The Q7 also has seven drive modes – Auto, Efficiency, Dynamic, Comfort, Off-road, All-road, and Individual. Efficiency will help you save on petrol in the city by upshifting early, while Comfort provides a relaxing cruising experience. In Dynamic, the air suspension lowers the SUV and the throttle response is more accurate, while in Off-road mode, it raises the Q7. All-road, as the name suggests, is suitable for all kinds of surfaces. And lastly, the Individual mode allows you to customise the steering, drivetrain and suspension setup as per your needs.
Ride and Handling
Our infamous bad roads and potholes are no trouble for the facelifted Q7 as it glides over them effortlessly. Yet, harsh potholes and surfaces do seep through the otherwise well-cushioned cabin. This is down to the SUV’s softened suspension setup, especially in the Comfort mode.
If you shift to the Dynamic mode, the suspension lowers and stiffens up a bit but then it also results in less in-cabin body movement giving you a much more stable ride. Even when there’s some body roll inside, it never feels jarring.
We have to appreciate the Q7’s impressive cabin insulation as well. The SUV ticks all the right boxes when it comes to preventing outside noises and vibrations from entering the cabin. The suspension setup and cabin insulation can make a person wish to take a nap inside and not be bothered by any undulations or unwanted noises, giving a lounge-like experience. A special mention to the chunky sidewalls of the 19-inch wheels which work to absorb most of these undesirable surfaces and patches.

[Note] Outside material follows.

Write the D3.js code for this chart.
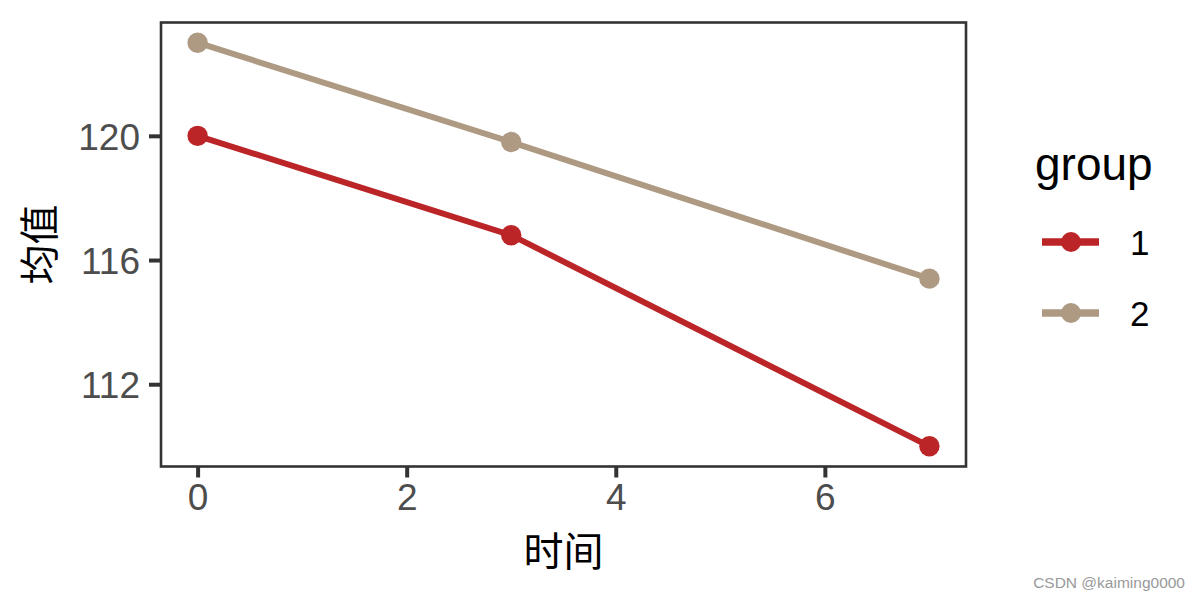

With the facelift, it seems like Audi knew clearly what it wanted to give to the SUV, and has managed to get many things right including providing a sportier appeal to a comfortable in-cabin experience in the SUV.
However, when you start factoring in the lack of a diesel powertrain along with the obvious feature misses, it does start to lose some points especially when its rivals like the BMW X5, Mercedes-Benz GLE, andVolvo XC90 are considered. But for those looking to buy a luxury 7-seater SUV for their family whose preference is comfort and effortless driveability, the Q7 will surely make you go for it.